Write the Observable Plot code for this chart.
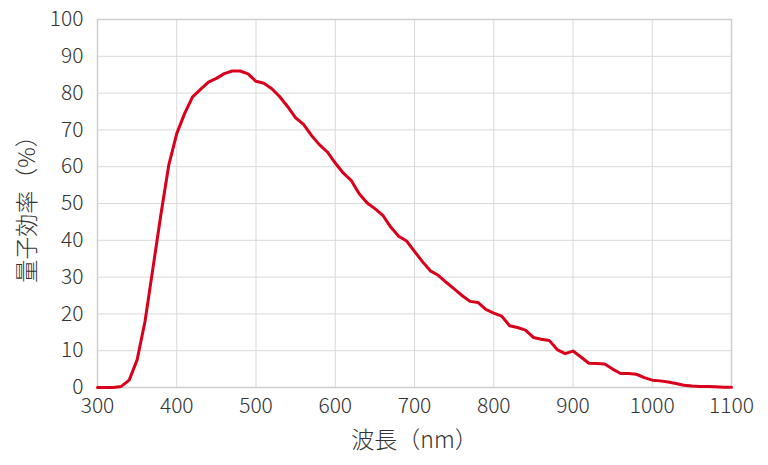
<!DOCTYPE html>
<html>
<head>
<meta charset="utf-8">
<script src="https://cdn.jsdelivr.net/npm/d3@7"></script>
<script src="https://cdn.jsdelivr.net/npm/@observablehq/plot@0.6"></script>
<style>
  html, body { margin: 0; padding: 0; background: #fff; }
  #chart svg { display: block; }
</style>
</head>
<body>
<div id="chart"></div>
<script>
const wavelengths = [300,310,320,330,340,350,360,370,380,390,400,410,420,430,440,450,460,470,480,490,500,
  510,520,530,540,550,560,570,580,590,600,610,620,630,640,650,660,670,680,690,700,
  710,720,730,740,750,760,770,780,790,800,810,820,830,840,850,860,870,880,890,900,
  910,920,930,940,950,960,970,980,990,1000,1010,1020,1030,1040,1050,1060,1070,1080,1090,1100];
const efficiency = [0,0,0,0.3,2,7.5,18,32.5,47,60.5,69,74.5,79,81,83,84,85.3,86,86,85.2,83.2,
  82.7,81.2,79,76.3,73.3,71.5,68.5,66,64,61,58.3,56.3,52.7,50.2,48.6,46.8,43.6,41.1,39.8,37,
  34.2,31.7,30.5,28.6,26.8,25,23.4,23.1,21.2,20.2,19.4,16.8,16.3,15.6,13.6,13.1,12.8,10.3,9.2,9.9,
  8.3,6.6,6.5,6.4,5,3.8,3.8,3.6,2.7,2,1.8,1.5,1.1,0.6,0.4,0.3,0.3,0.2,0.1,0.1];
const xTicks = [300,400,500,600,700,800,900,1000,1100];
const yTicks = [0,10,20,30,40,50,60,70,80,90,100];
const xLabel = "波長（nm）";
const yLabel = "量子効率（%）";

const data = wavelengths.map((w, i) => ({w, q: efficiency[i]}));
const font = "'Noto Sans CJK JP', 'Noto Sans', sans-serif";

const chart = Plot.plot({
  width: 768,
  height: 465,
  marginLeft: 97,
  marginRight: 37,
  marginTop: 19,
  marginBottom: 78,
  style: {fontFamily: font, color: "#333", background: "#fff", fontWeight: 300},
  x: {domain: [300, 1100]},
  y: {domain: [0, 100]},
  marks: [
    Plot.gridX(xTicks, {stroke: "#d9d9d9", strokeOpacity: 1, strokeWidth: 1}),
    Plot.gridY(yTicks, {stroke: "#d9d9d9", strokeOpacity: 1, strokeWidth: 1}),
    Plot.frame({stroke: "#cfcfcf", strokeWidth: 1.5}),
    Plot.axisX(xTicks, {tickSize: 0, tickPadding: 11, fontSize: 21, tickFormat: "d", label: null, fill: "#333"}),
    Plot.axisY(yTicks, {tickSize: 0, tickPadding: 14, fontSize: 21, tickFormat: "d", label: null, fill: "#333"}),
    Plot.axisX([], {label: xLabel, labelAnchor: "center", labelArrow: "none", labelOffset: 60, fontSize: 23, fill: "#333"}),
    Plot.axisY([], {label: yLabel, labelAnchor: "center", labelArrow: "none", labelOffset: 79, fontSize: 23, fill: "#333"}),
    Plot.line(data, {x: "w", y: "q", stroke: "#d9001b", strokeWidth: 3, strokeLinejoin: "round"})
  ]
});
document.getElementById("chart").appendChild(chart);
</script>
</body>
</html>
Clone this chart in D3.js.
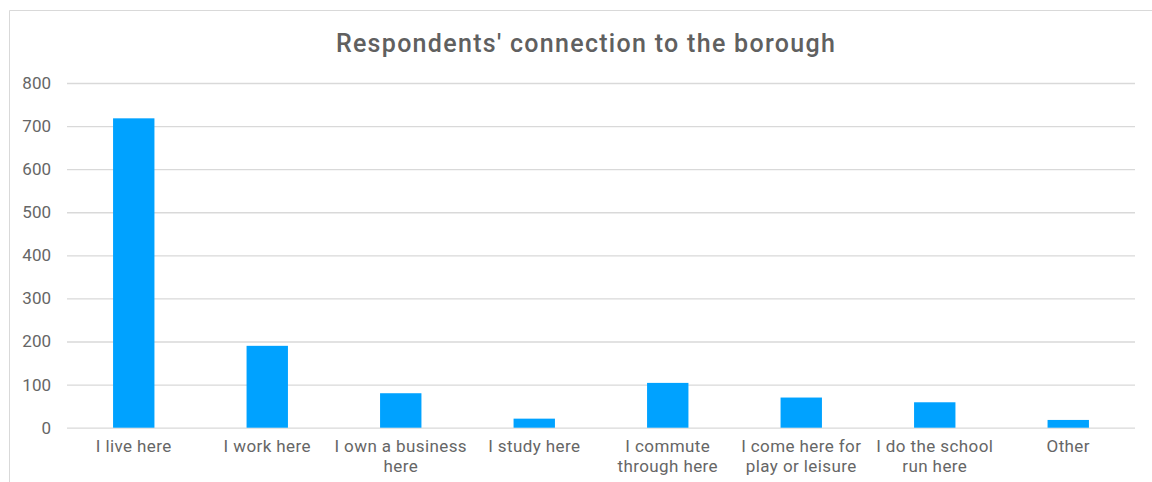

== GOAL ==
Every entry must be reproduced exactly, with the images left out.

== ANSWER FOR THIS EXERCISE ==
Write the Observable Plot code for this chart.
<!DOCTYPE html>
<html>
<head>
<meta charset="utf-8">
<script src="https://cdn.jsdelivr.net/npm/d3@7"></script>
<script src="https://cdn.jsdelivr.net/npm/@observablehq/plot@0.6"></script>
<style>
  html, body { margin: 0; padding: 0; background: #fff; }
  #chart svg { display: block; }
</style>
</head>
<body>
<div id="chart"></div>
<script>
const wavelengths = [300,310,320,330,340,350,360,370,380,390,400,410,420,430,440,450,460,470,480,490,500,
  510,520,530,540,550,560,570,580,590,600,610,620,630,640,650,660,670,680,690,700,
  710,720,730,740,750,760,770,780,790,800,810,820,830,840,850,860,870,880,890,900,
  910,920,930,940,950,960,970,980,990,1000,1010,1020,1030,1040,1050,1060,1070,1080,1090,1100];
const efficiency = [0,0,0,0.3,2,7.5,18,32.5,47,60.5,69,74.5,79,81,83,84,85.3,86,86,85.2,83.2,
  82.7,81.2,79,76.3,73.3,71.5,68.5,66,64,61,58.3,56.3,52.7,50.2,48.6,46.8,43.6,41.1,39.8,37,
  34.2,31.7,30.5,28.6,26.8,25,23.4,23.1,21.2,20.2,19.4,16.8,16.3,15.6,13.6,13.1,12.8,10.3,9.2,9.9,
  8.3,6.6,6.5,6.4,5,3.8,3.8,3.6,2.7,2,1.8,1.5,1.1,0.6,0.4,0.3,0.3,0.2,0.1,0.1];
const xTicks = [300,400,500,600,700,800,900,1000,1100];
const yTicks = [0,10,20,30,40,50,60,70,80,90,100];
const xLabel = "波長（nm）";
const yLabel = "量子効率（%）";

const data = wavelengths.map((w, i) => ({w, q: efficiency[i]}));
const font = "'Noto Sans CJK JP', 'Noto Sans', sans-serif";

const chart = Plot.plot({
  width: 768,
  height: 465,
  marginLeft: 97,
  marginRight: 37,
  marginTop: 19,
  marginBottom: 78,
  style: {fontFamily: font, color: "#333", background: "#fff", fontWeight: 300},
  x: {domain: [300, 1100]},
  y: {domain: [0, 100]},
  marks: [
    Plot.gridX(xTicks, {stroke: "#d9d9d9", strokeOpacity: 1, strokeWidth: 1}),
    Plot.gridY(yTicks, {stroke: "#d9d9d9", strokeOpacity: 1, strokeWidth: 1}),
    Plot.frame({stroke: "#cfcfcf", strokeWidth: 1.5}),
    Plot.axisX(xTicks, {tickSize: 0, tickPadding: 11, fontSize: 21, tickFormat: "d", label: null, fill: "#333"}),
    Plot.axisY(yTicks, {tickSize: 0, tickPadding: 14, fontSize: 21, tickFormat: "d", label: null, fill: "#333"}),
    Plot.axisX([], {label: xLabel, labelAnchor: "center", labelArrow: "none", labelOffset: 60, fontSize: 23, fill: "#333"}),
    Plot.axisY([], {label: yLabel, labelAnchor: "center", labelArrow: "none", labelOffset: 79, fontSize: 23, fill: "#333"}),
    Plot.line(data, {x: "w", y: "q", stroke: "#d9001b", strokeWidth: 3, strokeLinejoin: "round"})
  ]
});
document.getElementById("chart").appendChild(chart);
</script>
</body>
</html>
Clone this chart in D3.js.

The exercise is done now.